A family's collections merge with contemporary art
IN THE SILENT NIGHT BEFORE CHRISTMAS when St. Nick reaches David and Patsy Marino’s Spanish Colonial Revival home in La Jolla, given the exterior aglow with lights he’s likely to expect a descent into the traditional fireside scene.
Whoa there, Santa. Prepare instead for a joyful psychedelic onslaught of color, where high art covers the walls and cookies and milk are left on a vintage Vladimir Kagan mosaic table.
A peek into the kitchen finds cookie jars that Andy Warhol would envy and a corps of jolly oversized soldier and mouse nutcrackers that could have escaped from a corps de ballet. A five-ring circus with carousels and a ferris wheel has pitched its tents in one end of the living room, all ready to entertain.
With not a creature stirring, not even the life-size reindeer in a baroque black chair, a gallery tour for Santa is in order. In the living room there’s a 1981 Manny Farber painting opposite the fireplace, a vision of sugary lollipops by Robert Townsend over the mantel and the aptly named I Wait by Vik Muniz. In the library, David Marino’s train collection lines up on cantilevered shelves, and seating is comprised of the Jolly red leather chairs by Witt-
mann. The dining room includes paintings by Joe Carter of Utah and Stephen Curry. A parade of holiday sweets, choreographed by Kimberley Buffington, marches down the dining room table from Diva in Los Angeles.
It’s a lot for Santa to take in. Perhaps it’s time for him to have a short snooze on the serpentine Kagan sofa covered in a gorgeous Kravdat painted fabric with felted wool ground.
“That ball of fur on the sofa that looks like a cat is only a pillow,” says Robin Wilson Carrier, the Marino’s friend and interior designer responsible for the contemporary furnishings.
The emphatically contemporary interiors are in stark contrast to the exterior historic tiled roofs, arches and Moorish ironwork. Casa Cañada, as the Marino home is known, has historic designation. Designed by Edgar Ullrich in 1929 as the Adams residence, it is an amazingly good example of Ullrich’s architectural style.
The home also is where David and Patsy were married in 2001. And in 2003, it was the scene of a SDH/GL holiday home tour. Wilson Carrier created the holiday look that year. Much of what you see today has been gathered in the years since.
“We still use some of those pieces but always add new things each year,” says Patsy. “We love Gump’s in San Francisco and Rogers Gardens in Corona Del Mar. I usually find great nutcrackers at Target, which the children spend hours playing with each December.” Daughter Gia, 10, and son Tate, 7, are a big inspiration for the holiday decorating.
“My old friend Patrick Higgins from Artistic Florals has been my holiday greens partner for about 20 years. I always can count on him to source the most beautiful tree, wreaths and garland and find new poinsettia colors each year.”

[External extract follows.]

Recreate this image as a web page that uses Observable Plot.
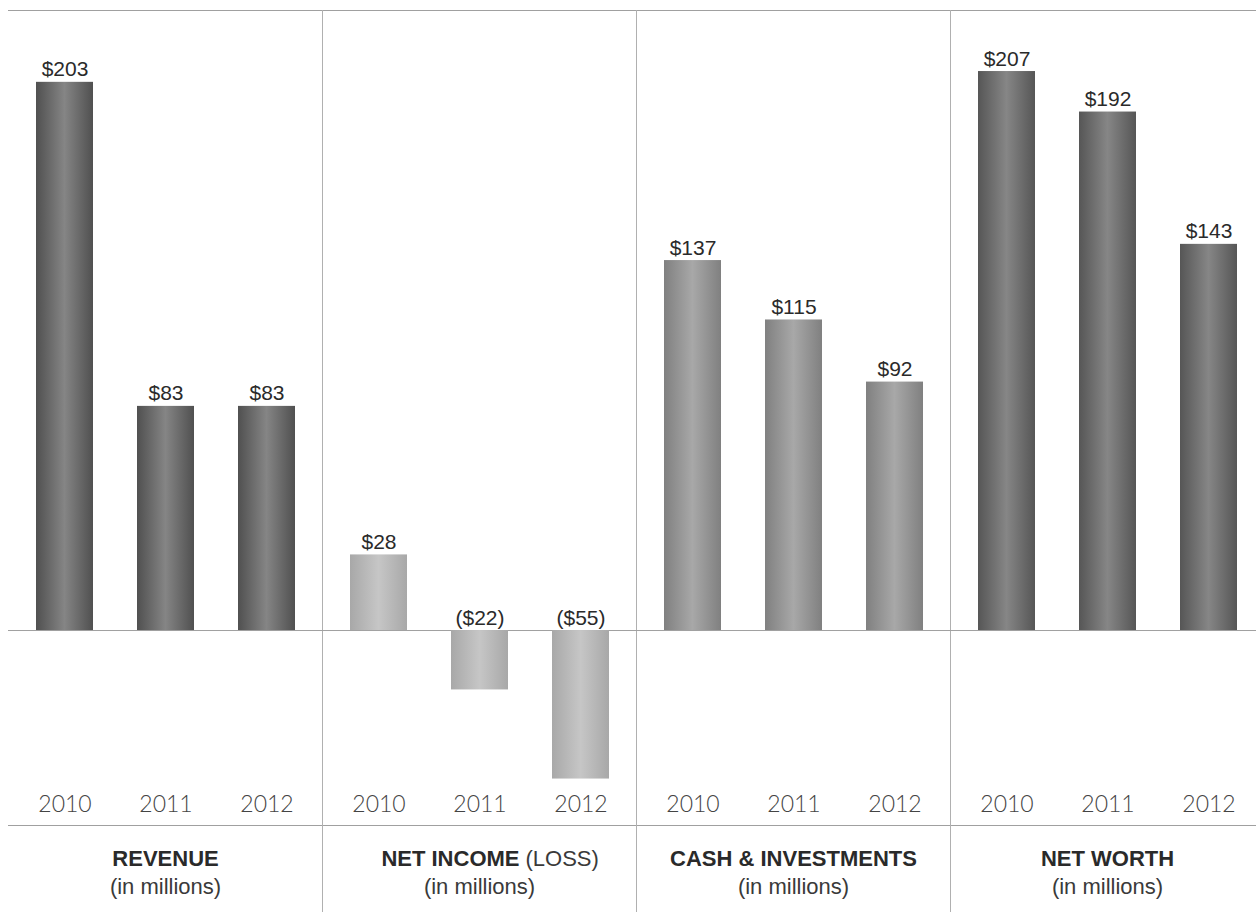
<!DOCTYPE html>
<html>
<head>
<meta charset="utf-8">
<script src="https://cdn.jsdelivr.net/npm/d3@7"></script>
<script src="https://cdn.jsdelivr.net/npm/@observablehq/plot@0.6"></script>
<style>
  html, body { margin: 0; padding: 0; background: #fff; overflow: hidden; }
</style>
</head>
<body>
<svg width="0" height="0" style="position:absolute">
  <defs>
    <linearGradient id="gRev" x1="0" x2="1" y1="0" y2="0">
      <stop offset="0" stop-color="#505050"/>
      <stop offset="0.5" stop-color="#858585"/>
      <stop offset="1" stop-color="#505050"/>
    </linearGradient>
    <linearGradient id="gNet" x1="0" x2="1" y1="0" y2="0">
      <stop offset="0" stop-color="#a8a8a8"/>
      <stop offset="0.5" stop-color="#c6c6c6"/>
      <stop offset="1" stop-color="#a8a8a8"/>
    </linearGradient>
    <linearGradient id="gCash" x1="0" x2="1" y1="0" y2="0">
      <stop offset="0" stop-color="#808080"/>
      <stop offset="0.5" stop-color="#a8a8a8"/>
      <stop offset="1" stop-color="#808080"/>
    </linearGradient>
    <linearGradient id="gWorth" x1="0" x2="1" y1="0" y2="0">
      <stop offset="0" stop-color="#565656"/>
      <stop offset="0.5" stop-color="#868686"/>
      <stop offset="1" stop-color="#565656"/>
    </linearGradient>
  </defs>
</svg>
<div id="chart"></div>
<script>
// ---- data ----
const metrics = ["REVENUE", "NET INCOME", "CASH & INVESTMENTS", "NET WORTH"];
const years = ["2010", "2011", "2012"];
const revenue = [203, 83, 83];
const netIncome = [28, -22, -55];
const cash = [137, 115, 92];
const netWorth = [207, 192, 143];
const subtitle = "(in millions)";
const lossSuffix = "(LOSS)";

const seriesByMetric = [revenue, netIncome, cash, netWorth];
const fills = ["url(#gRev)", "url(#gNet)", "url(#gCash)", "url(#gWorth)"];

const data = metrics.flatMap((m, i) =>
  years.map((y, j) => ({metric: m, year: y, value: seriesByMetric[i][j]}))
);
const fmt = v => v < 0 ? `($${-v})` : `$${v}`;
const facetRows = metrics.map(m => ({metric: m}));
const yearRows = metrics.flatMap(m => years.map(y => ({metric: m, year: y})));

const valueFont = "'Liberation Sans Narrow', 'Arial Narrow', 'Liberation Sans', sans-serif";
const titleFont = "'Liberation Sans', Arial, Helvetica, sans-serif";

const chart = Plot.plot({
  width: 1264,
  height: 912,
  marginLeft: 8,
  marginRight: 0,
  marginTop: 10,
  marginBottom: 87,
  style: {maxWidth: "none", background: "#fff", fontFamily: titleFont},
  fx: {domain: metrics, padding: 0, axis: null},
  x: {domain: years, paddingInner: 0.44, paddingOuter: 0.27, axis: null},
  y: {domain: [-72.2, 229.6], axis: null},
  marks: [
    Plot.frame({anchor: "top", stroke: "#a0a0a0", strokeWidth: 1}),
    Plot.frame({anchor: "bottom", stroke: "#a0a0a0", strokeWidth: 1}),
    Plot.frame({anchor: "right", stroke: "#b0b0b0", strokeWidth: 1, insetBottom: -87}),
    Plot.ruleY([0], {stroke: "#a0a0a0", strokeWidth: 1}),
    ...metrics.map((m, i) =>
      Plot.barY(data, {filter: d => d.metric === m, fx: "metric", x: "year", y: "value", fill: fills[i]})
    ),
    Plot.text(data, {
      fx: "metric", x: "year", y: d => Math.max(0, d.value), text: d => fmt(d.value),
      lineAnchor: "bottom", dy: -6, fontSize: 21, fontWeight: "normal", fill: "#2a2a2a", fontFamily: valueFont
    }),
    Plot.text(yearRows, {
      fx: "metric", x: "year", text: "year", frameAnchor: "bottom", lineAnchor: "middle", dy: -21,
      fontSize: 23, fill: "#444", fontWeight: 300, fontFamily: "Lato, 'Open Sans', sans-serif",
      letterSpacing: 2.5
    }),
    Plot.text(facetRows, {
      filter: d => d.metric !== "NET INCOME",
      fx: "metric", text: "metric", frameAnchor: "bottom", lineAnchor: "middle", dy: 33,
      fontSize: 22, fontWeight: "bold", fill: "#2a2a2a", letterSpacing: 2
    }),
    Plot.text(facetRows, {
      filter: d => d.metric === "NET INCOME",
      fx: "metric", text: "metric", frameAnchor: "bottom", lineAnchor: "middle", dy: 33, dx: 40,
      textAnchor: "end", fontSize: 22, fontWeight: "bold", fill: "#2a2a2a", letterSpacing: 2
    }),
    Plot.text(facetRows, {
      filter: d => d.metric === "NET INCOME",
      fx: "metric", text: () => lossSuffix, frameAnchor: "bottom", lineAnchor: "middle", dy: 33, dx: 46,
      textAnchor: "start", fontSize: 22, fill: "#3a3a3a", letterSpacing: 2
    }),
    Plot.text(facetRows, {
      fx: "metric", text: () => subtitle, frameAnchor: "bottom", lineAnchor: "middle", dy: 61,
      fontSize: 22, fill: "#3a3a3a", letterSpacing: 2
    })
  ]
});
document.getElementById("chart").appendChild(chart);
</script>
</body>
</html>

Kimberley Buffington of Flowerchild does everything from small intimate dinners for the Marinos, including at holiday time, to larger events for hundreds.
“She’s the most incredible florist and décor person I’ve ever worked with,” says Patsy.
Wilson Carrier has worked on the interiors with the Marinos since they married and her original style and blasts of color are well suited to the homeowners’ art collection. Colorful Murano chandeliers and Ralph Pucci’s classic Vladimir Kagan furniture counterpoint white Poltrona leather chairs and a carved black “throne” chair from Australia.
Throughout it all, holiday traditions endure and the sizzling décor shines through.